The BETA training is taught by two retired Secret Service agents, who live in Maryland and come to Alamance County for three days of intensive instruction, Mays explained.  BETA is basically a “fact-finding mission” in which law enforcement officers gather information – who, what, where, when, why, and how – in order to evaluate the validity of a potential threat and mitigate it, the sheriff’s lieutenant said.  That assessment is conducted by a team that includes law enforcement, intelligence analysts, and medical professionals, as well as parents and the student, and it “requires voluntary consent from all parties involved,” Mays said.

For example, if a student were to post a message on social media that “referenced making a threat of bringing a gun to school and shooting up a school,” that’s where BETA would come in, Mays said.

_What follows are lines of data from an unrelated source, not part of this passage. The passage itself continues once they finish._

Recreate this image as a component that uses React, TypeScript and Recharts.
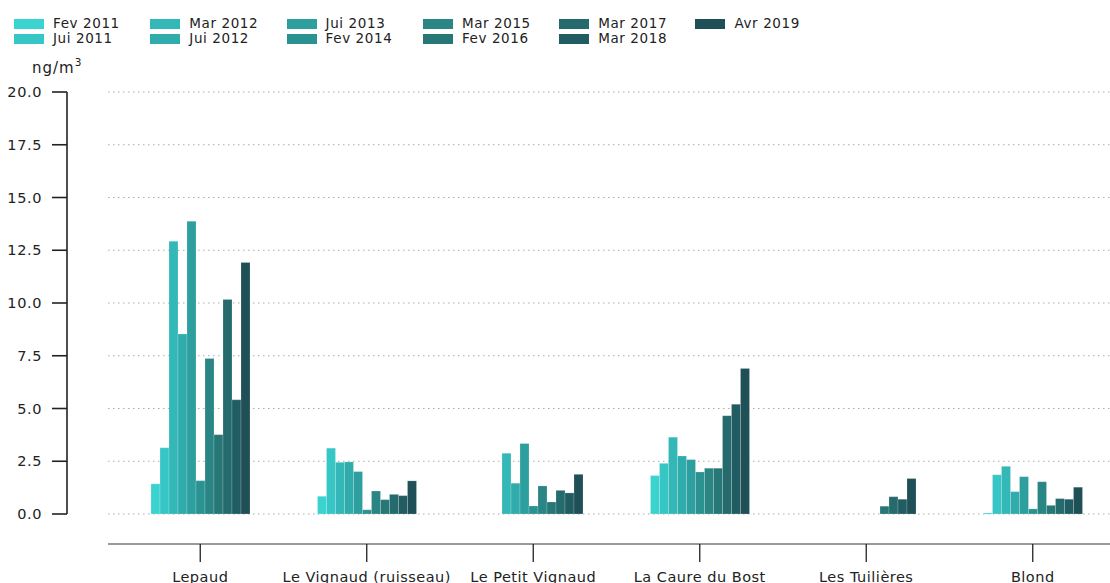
import { Bar, BarChart, CartesianGrid, XAxis, YAxis } from 'recharts'

const sites = ['Lepaud', 'Le Vignaud (ruisseau)', 'Le Petit Vignaud', 'La Caure du Bost', 'Les Tuilières', 'Blond']

const campaigns = [
  'Fev 2011', 'Jui 2011', 'Mar 2012', 'Jui 2012', 'Jui 2013', 'Fev 2014',
  'Mar 2015', 'Fev 2016', 'Mar 2017', 'Mar 2018', 'Avr 2019',
]

const colors = [
  '#3ad3cf', '#36c6c5', '#33b8b7', '#31acad', '#2e9f9f', '#2b9292',
  '#2a8585', '#287777', '#256a6d', '#225c63', '#1f4f57',
]

// one array per campaign, values per site (null = no measure)
const fev2011 = [1.43, 0.84, null, 1.82, null, 0.05]
const jui2011 = [3.14, 3.12, null, 2.4, null, 1.86]
const mar2012 = [12.93, 2.45, 2.88, 3.64, null, 2.26]
const jui2012 = [8.53, 2.47, 1.46, 2.75, null, 1.06]
const jui2013 = [13.88, 2.01, 3.34, 2.58, null, 1.77]
const fev2014 = [1.58, 0.2, 0.38, 1.99, null, 0.24]
const mar2015 = [7.37, 1.09, 1.33, 2.17, null, 1.53]
const fev2016 = [3.76, 0.68, 0.57, 2.17, 0.37, 0.41]
const mar2017 = [10.17, 0.93, 1.12, 4.66, 0.82, 0.73]
const mar2018 = [5.41, 0.87, 1.0, 5.2, 0.7, 0.7]
const avr2019 = [11.92, 1.57, 1.88, 6.89, 1.68, 1.27]

const yTicks = [0, 2.5, 5, 7.5, 10, 12.5, 15, 17.5, 20]

const series = [fev2011, jui2011, mar2012, jui2012, jui2013, fev2014, mar2015, fev2016, mar2017, mar2018, avr2019]

const chartData = sites.map((name, i) => {
  const row: Record<string, string | number | null> = { name }
  campaigns.forEach((c, j) => {
    row[c] = series[j][i]
  })
  return row
})

const font = 'DejaVu Sans, sans-serif'

export default function App() {
  return (
    <div
      style={{
        position: 'absolute',
        left: 0,
        top: 0,
        width: 1110,
        height: 583,
        overflow: 'hidden',
        background: '#fff',
        fontFamily: font,
      }}
    >
      <div
        style={{
          position: 'absolute',
          left: 14,
          top: 16,
          display: 'grid',
          gridAutoFlow: 'column',
          gridTemplateRows: 'repeat(2, 15px)',
          gridAutoColumns: '136.3px',
          fontSize: 13.5,
          letterSpacing: 0.6,
          color: '#222',
        }}
      >
        {campaigns.map((c, i) => (
          <div key={c} style={{ display: 'flex', alignItems: 'center', whiteSpace: 'nowrap', lineHeight: '15px' }}>
            <span style={{ display: 'inline-block', width: 30, height: 10, background: colors[i], marginRight: 9 }} />
            {c}
          </div>
        ))}
      </div>
      <div style={{ position: 'absolute', left: 32, top: 59, fontSize: 15, letterSpacing: 1, color: '#222' }}>
        ng/m<sup style={{ fontSize: 10.5, verticalAlign: 'top', position: 'relative', top: -3 }}>3</sup>
      </div>
      <div style={{ position: 'absolute', left: 0, top: 0 }}>
        <BarChart
          width={1130}
          height={600}
          data={chartData}
          margin={{ top: 92, right: 10, bottom: 16, left: 0 }}
          barGap={0}
          barSize={9}
        >
          <CartesianGrid
            horizontal
            vertical={false}
            stroke="#aaa"
            strokeDasharray="1.5 3.5"
            xAxisId="b"
            yAxisId="b"
          />
          <XAxis xAxisId="a" dataKey="name" height={30} tick={false} tickLine={false} axisLine={false} />
          <XAxis
            xAxisId="b"
            dataKey="name"
            height={40}
            padding={{ left: 9, right: 4 }}
            axisLine={{ stroke: '#777', strokeWidth: 1.6 }}
            tickLine={{ stroke: '#222', strokeWidth: 1.3 }}
            tickSize={18}
            tickMargin={10}
            interval={0}
            tick={{ fill: '#222', fontSize: 14.5, letterSpacing: 0.5, fontFamily: font }}
          />
          <YAxis yAxisId="a" width={41} domain={[0, 20]} tick={false} tickLine={false} axisLine={false} />
          <YAxis
            yAxisId="b"
            width={67}
            domain={[0, 20]}
            ticks={yTicks}
            interval={0}
            tickFormatter={(v) => Number(v).toFixed(1)}
            axisLine={{ stroke: '#222', strokeWidth: 1.6 }}
            tickLine={{ stroke: '#222', strokeWidth: 1.6 }}
            tickSize={15}
            tickMargin={10}
            tick={{ fill: '#222', fontSize: 14.5, letterSpacing: 0.6, fontFamily: font }}
          />
          {campaigns.map((c, i) => (
            <Bar
              key={c}
              dataKey={c}
              xAxisId="b"
              yAxisId="b"
              fill={colors[i]}
              stroke="#ffffff"
              strokeOpacity={0.3}
              strokeWidth={0.6}
              isAnimationActive={false}
            />
          ))}
        </BarChart>
      </div>
    </div>
  )
}
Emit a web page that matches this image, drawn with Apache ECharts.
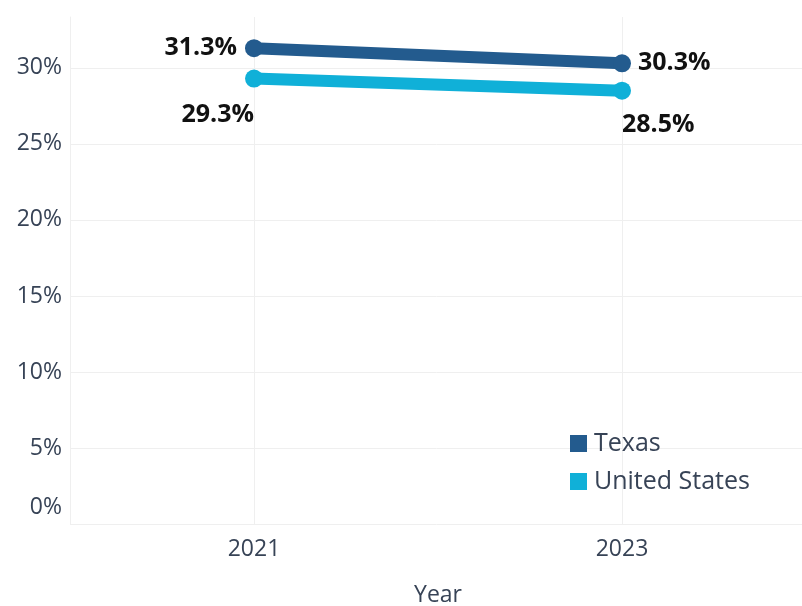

“We all receive training in juvenile mental health that gives us the tools and means to identify a student who may be suffering a mental health crisis,” Mays told the newspaper Wednesday.  “All my SROs work extremely closely with the student support staff [at ABSS schools] to attempt to identify the source of the issue and connect the student with any and all available resources to help.”

Among the early warning signs that SROs are trained to watch for are: changes in behavior, including frequent or sudden mood swings; isolation; and a new or heightened interest in such things as previous mass shootings and/or firearms, Mays explained.

Programs such as the “Sandy Hook Promise,” named for the shooting at Sandy Hook Elementary School in Newtown, Connecticut in December 2012, which Mays said help raise awareness of the potential warning signs for gun violence.  ABSS school board members discussed implementing the Sandy Hook Promise program here several weeks after the shooting in Parkland, Florida in 2018 but haven’t revisited the topic since.

Mays stressed Wednesday afternoon that training for SROs “is not one-and-done – it’s constant.”

Asked about the importance of having SROs in schools, the lieutenant said, “They are the one person a school campus who would take a bullet for a child,” knowing that they may not go home to their own families at the end of the day.